# 90g Amazon Aquarium Pictures



## gage (Feb 7, 2007)

The Tank (not complete yet, need more Vallisneria)









F0 _Pterophyllum scalare_ 'Brazil'









_Satanoperca jurupari_ (pretty darn sure they are true as well)

















_Mikrogeophagus altispinosa_

The Only Male:

























2 of the 4 Females:


----------



## mambee (Apr 13, 2003)

Sweet! Nice piece of driftwood.

Mike


----------



## dwarfpike (Jan 22, 2008)

Very nice *gage*!!! I'd just move the filter so the intake tube is hidden by that awesome piece of driftwood. Those are indeed jurupari, looks like the nice race with lots of color in the dorsal fin. And those rams are really colorful, they must be digging those tanins.


----------



## RyanR (Apr 29, 2008)

Way cool!

Holy Tannins, Batman! 

How many Angels?

-Ryan


----------



## DiscusQueen (Jul 16, 2007)

Hi there Gage.. Very nice setup and good combo.. I'm sure they are all loving the tannins.. Congrats and good luck with the tank Sue


----------



## tacks (Aug 16, 2009)

A very nice set up. Was wondering are the tannins only caused by the driftwood? Again great job Ed


----------



## leopartner123 (Jun 29, 2009)

Did someone forget to boil there driftwood


----------



## gage (Feb 7, 2007)

Thank you for the comments everyone 



> Sweet! Nice piece of driftwood.
> 
> Mike


well it better be for %60 + tax from a distributor yet (so about 100-120 in a store) 

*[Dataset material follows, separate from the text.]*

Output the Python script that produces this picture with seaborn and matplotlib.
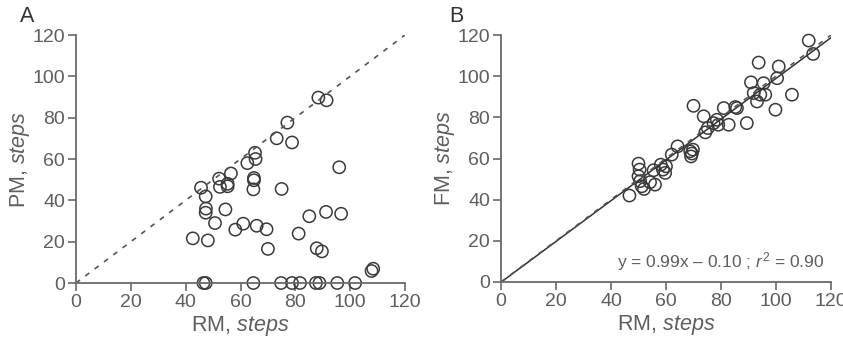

> Very nice gage!!! I'd just move the filter so the intake tube is hidden by that awesome piece of driftwood. Those are indeed jurupari, looks like the nice race with lots of color in the dorsal fin. And those rams are really colorful, they must be digging those tanins.


Thank you  means a lot coming from you. I'll see about moving that intake for sure 


> Way cool!
> 
> Holy Tannins, Batman!
> 
> ...


Hey, thanks for the comment  there are 2 angels, just the lone pair (at least until I can find more of the same locale) 


> Hi there Gage.. Very nice setup and good combo.. I'm sure they are all loving the tannins.. Congrats and good luck with the tank Sue


oh ya, I want my lemon tetras to attempt at spawning (not like any fry will survive, but it would indicate they are thriving) so the tanins are a key part of this biotope 



> A very nice set up. Was wondering are the tannins only caused by the driftwood? Again great job Ed


Ya, the tanins are completely driftwood induced 



> Did someone forget to boil there driftwood


Nope, 100% done on purpose  Amazon naturally has a lot of driftwood and a very low pH so I tried my best to imitate it


----------



## DeadFishFloating (Oct 9, 2007)

Sweet setup *gage*. :thumb:

Note to self: remember to clean glass of feesh tank before photo shoot.


----------



## M0oN (Dec 8, 2003)

DeadFishFloating said:


> Sweet setup *gage*. :thumb:
> 
> Note to self: remember to clean glass of feesh tank before photo shoot.


With how dark the waters are I don't think clean glass is an issue. 

That's a good look'n tank, I would add some sort of free floating plant or some ketapang leaves to help add into the total "feel" of the black water environment. Unless you're going for a 100% true biotope.


----------



## gage (Feb 7, 2007)

DeadFishFloating said:


> Sweet setup *gage*. :thumb:
> 
> Note to self: remember to clean glass of feesh tank before photo shoot.


LOL... I know, a couple shots of the Bolivians show some bad water marks, I cleaned the glass half way in...


----------



## gage (Feb 7, 2007)

M0oN said:


> DeadFishFloating said:
> 
> 
> > Sweet setup *gage*. :thumb:
> ...


I am going for a 100% true biotope for sure, but I like those suggestions and may break the rules a bit 

for top cover I do have a couple pieces of water lettuce in there that should start multiplying any time now 

where do I find these Ketapang leaves?


----------



## madmax666 (Sep 11, 2008)

I love that your staying 100%! That is quite a find on that piece of wood! :drooling:


----------



## MonteSS (Dec 8, 2008)

Great lookin tank. Very natural. Good luck with it.

...Bill


----------



## M0oN (Dec 8, 2003)

gage said:


> M0oN said:
> 
> 
> > DeadFishFloating said:
> ...


The only place I know of to get them is on AquaBid - the lady sells a huge bag of them for 20 bucks out of Singapore. They really do wonders for soft water fish, though. I used to use them for my Guinacara geayi.


----------



## gage (Feb 7, 2007)

sounds awesome, I will definitely look into a bad of em then


----------



## rebecc4 (Jun 7, 2011)

it is awesome gage...
really great


----------



## Bamboo (Jan 12, 2011)

you had mentioned real Satanoperca jurupari ? as oppose to ??


----------



## DeadFishFloating (Oct 9, 2007)

Bamboo said:


> you had mentioned real Satanoperca jurupari ? as oppose to ??


Satanoperca leucosticta, which is so often sold as "jurupari".

This is a rather old thread. When was the last time some one can recal *gage* being about.


----------